An adult razor clam being prepared for transport back to the University of Alaska Fairbanks for molecular testing from Nikiski. (Photo/Courtesy/Marina Washburn)

There won’t be any clamming, whether sport or personal, on the Cook Inlet side of the Kenai Peninsula in 2019.

The Alaska Department of Fish and Game is closing all eastside beaches of the Kenai Peninsula again through all of 2019 to encourage population recovery.

“From 2009-2015, eastside Cook Inlet razor clams experienced poor recruitment of juvenile sized razor clams and a high natural mortality rate of mature sized razor clams, which both resulted in a significant decline in abundance leading to the closure of the fishery,” according to a press release from Alaska Department of Fish and Game.

The closure goes from the mouth of the Kenai River to the sourthernmost tip of the Homer Spit.

Closures date back to 2014, when the razor clam population plummeted for unknown reasons.
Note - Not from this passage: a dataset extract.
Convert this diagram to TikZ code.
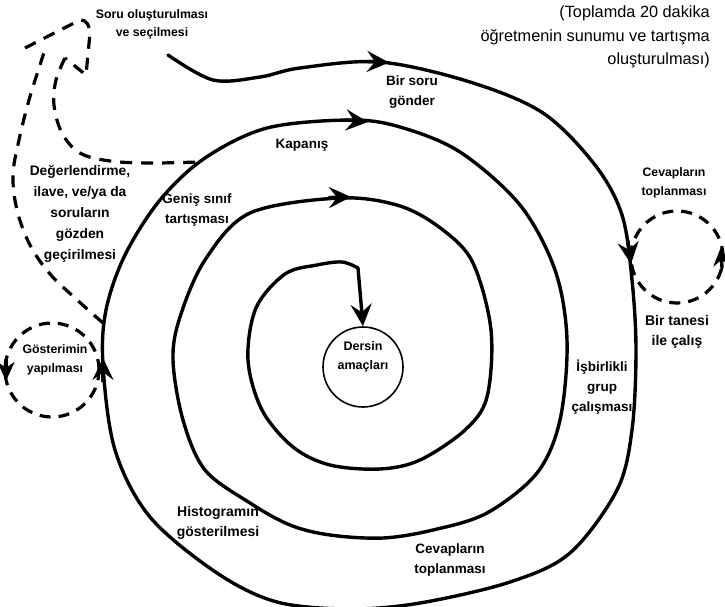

A combination of heavy surf, habitat changes, environmental stressors and predation may have played a role in the decline, according to Fish and Game.

“Eastside razor clam populations are beginning to rebuild, but uncertainties remain if it will continue into 2019,” according to the release. “Razor clam abundance surveys are scheduled for the spring of 2019 on Ninilchik and Clam Gulch beaches to assess abundance of juvenile and mature sized razor clams, recruitment to the beach and mature size, annual growth, natural mortality, and potential harvest opportunity.”

Recreational razor clamming on the west side of Cook Inlet is not affected by the closure.